Leitsatz (amtlich)
Erhöht sich der Teilwert von gewerblichem Vorratsvermögen mit dem Beginn des neuen Kalenderjahres, so kann dies bei der Einheitsbewertung des Betriebsvermögens zum Abschlußtag 31. Dezember noch nicht berücksichtigt werden.
Normenkette
BewG i.d.F. vor dem VStRG 1974 § 22 Abs. 4; BewG i.d.F. vor dem VStRG 1974 § 106 Abs. 2
Tatbestand
Der Beklagte und Revisionsbeklagte (FA) stellte den Einheitswert für das Betriebsvermögen der Klägerin und Revisionsklägerin (Klägerin) zum 1. Januar 1970 fest. Das FA wich dabei von der Vermögensaufstellung der Klägerin u. a. dadurch ab, daß es den Wertansatz für Roh-, Hilfs- und Betriebsstoffe um 55 000 DM erhöhte. Diese Erhöhung begründete das FA damit, seit Oktober 1969 sei bekannt gewesen, daß die Listenpreise für dieses Vorratsvermögen ab 1. Januar 1970 erhöht würden.
Der Einspruch gegen den Feststellungsbescheid hatte keinen Erfolg.
Das FG wies die Klage ab. Es ließ die Revision wegen grundsätzlicher Bedeutung der Rechtssache zu.
Die Klägerin beantragt mit ihrer Revision, die Vorentscheidung und die Einspruchsentscheidung aufzuheben und den Einheitswert für ihr Betriebsvermögen auf ... DM festzustellen.

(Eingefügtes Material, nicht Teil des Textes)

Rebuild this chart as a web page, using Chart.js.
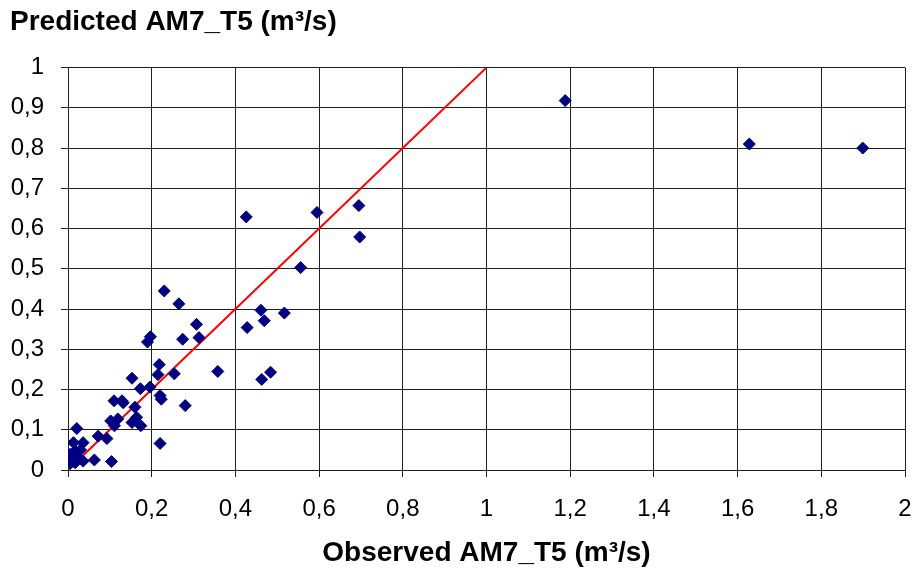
<!DOCTYPE html>
<html>
<head>
<meta charset="utf-8">
<script src="https://cdn.jsdelivr.net/npm/chart.js@4"></script>
<style>
  html, body { margin: 0; padding: 0; background: #fff; }
  #wrap { width: 917px; height: 576px; }
</style>
</head>
<body>
<div id="wrap"><canvas id="scatterChart" width="917" height="576"></canvas></div>
<script>
// Observed vs predicted AM7_T5 (m3/s)
const observed = [
  0.230, 0.265, 0.307, 0.428, 0.197, 0.190, 0.274, 0.313, 0.218, 0.215,
  0.254, 0.358, 0.153, 0.173, 0.196, 0.220, 0.223, 0.280, 0.110, 0.129,
  0.132, 0.160, 0.102, 0.111, 0.119, 0.153, 0.174, 0.164, 0.220, 0.072,
  0.093, 0.021, 0.013, 0.036, 0.017, 0.005, 0.025, 0.036, 0.063, 0.104,
  0.005, 0.017, 0.010, 0.030, 0.426, 0.595, 0.695, 0.697, 0.556, 0.461,
  0.517, 0.469, 0.484, 0.463, 1.188, 1.628, 1.899
];
const predicted = [
  0.445, 0.413, 0.362, 0.354, 0.331, 0.318, 0.325, 0.329, 0.262, 0.237,
  0.239, 0.245, 0.228, 0.202, 0.206, 0.185, 0.176, 0.160, 0.172, 0.172,
  0.167, 0.156, 0.122, 0.110, 0.127, 0.118, 0.110, 0.131, 0.066, 0.084,
  0.078, 0.103, 0.068, 0.068, 0.047, 0.039, 0.031, 0.022, 0.025, 0.021,
  0.016, 0.018, 0.030, 0.050, 0.629, 0.640, 0.657, 0.579, 0.503, 0.397,
  0.390, 0.371, 0.243, 0.225, 0.918, 0.810, 0.800
];

// 1:1 line
const lineX = [0, 1];
const lineY = [0, 1];

const xTickLabels = ["0", "0,2", "0,4", "0,6", "0,8", "1", "1,2", "1,4", "1,6", "1,8", "2"];
const yTickLabels = ["0", "0,1", "0,2", "0,3", "0,4", "0,5", "0,6", "0,7", "0,8", "0,9", "1"];

const gridColor = "#1f1f1f";
const tickFont = { family: "'Liberation Sans', Arial, sans-serif", size: 24 };
const titleFont = { family: "'Liberation Sans', Arial, sans-serif", size: 28, weight: "bold" };

const points = observed.map((x, i) => ({ x: x, y: predicted[i] }));
const linePts = lineX.map((x, i) => ({ x: x, y: lineY[i] }));

new Chart(document.getElementById("scatterChart"), {
  type: "scatter",
  data: {
    datasets: [
      {
        label: "Stations",
        data: points,
        pointStyle: "rectRot",
        pointRadius: 6,
        pointBackgroundColor: "#000080",
        pointBorderColor: "#000080",
        pointBorderWidth: 1,
        order: 1
      },
      {
        type: "line",
        label: "1:1",
        data: linePts,
        borderColor: "#ff0000",
        borderWidth: 2,
        pointRadius: 0,
        fill: false,
        order: 2
      }
    ]
  },
  options: {
    responsive: false,
    animation: false,
    layout: { autoPadding: false, padding: { left: 10, right: 0, top: 5, bottom: 0 } },
    plugins: {
      legend: { display: false },
      tooltip: { enabled: false },
      title: {
        display: true,
        text: "Predicted AM7_T5 (m³/s)",
        align: "start",
        color: "#000",
        font: titleFont,
        padding: { top: 0, bottom: 29 }
      }
    },
    scales: {
      x: {
        type: "linear",
        min: 0,
        max: 2,
        afterFit: s => {
          s.height = 106;
          s.paddingLeft = 0;
          s.paddingRight = 12;
        },
        ticks: {
          stepSize: 0.2,
          color: "#000",
          font: tickFont,
          padding: 18,
          maxRotation: 0,
          callback: (v, i) => xTickLabels[i]
        },
        grid: { color: gridColor, lineWidth: 1, tickLength: 7, drawTicks: true },
        border: { display: true, color: gridColor },
        title: {
          display: true,
          text: "Observed AM7_T5 (m³/s)",
          color: "#000",
          font: titleFont,
          padding: { top: 2, bottom: 6 }
        }
      },
      y: {
        type: "linear",
        min: 0,
        max: 1,
        afterFit: s => { s.width = 58; },
        ticks: {
          stepSize: 0.1,
          color: "#000",
          font: tickFont,
          padding: 17,
          callback: (v, i) => yTickLabels[i]
        },
        grid: { color: gridColor, lineWidth: 1, tickLength: 7, drawTicks: true },
        border: { display: true, color: gridColor }
      }
    }
  }
});
</script>
</body>
</html>
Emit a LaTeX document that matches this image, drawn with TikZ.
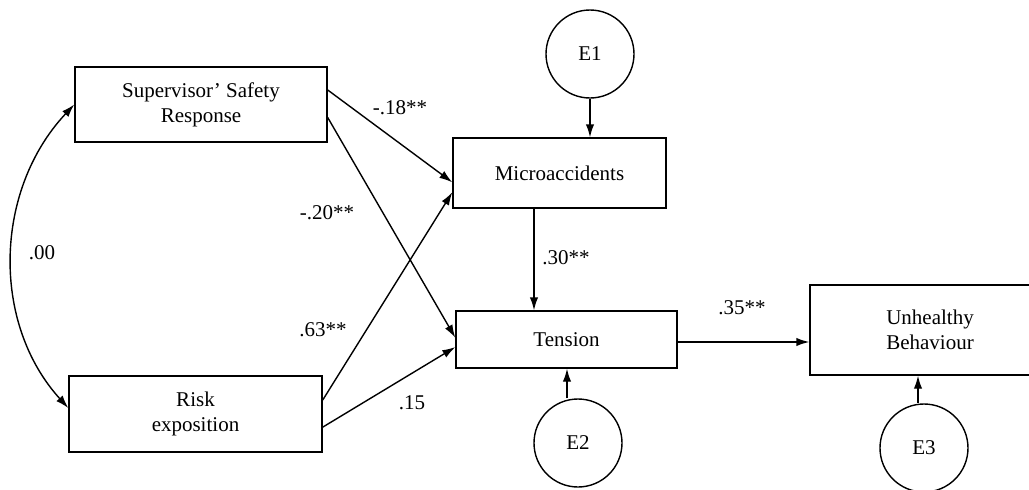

Die Klägerin rügt, das FG habe sich über den Wortlaut des § 106 Abs. 2 des Bewertungsgesetzes i. d. F. vor dem Vermögensteuerreformgesetz 1974 (im folgenden BewG) hinweggesetzt, ohne daß die Voraussetzungen hierfür gegeben seien. Nach der Rechtsprechung sei dies nur dann zulässig, wenn die wörtliche Anwendung einer Vorschrift zu einem sinnwidrigen Ergebnis führe. Dies sei aber nicht der Fall. Dafür spreche auch die Entstehungsgeschichte des § 106 Abs. 2 BewG. Das Urteil des BFH vom 9. Januar 1959 III 89/58 U (BFHE 68, 394, BStBl III 1959, 152) rechtfertige die Entscheidung des FG nicht.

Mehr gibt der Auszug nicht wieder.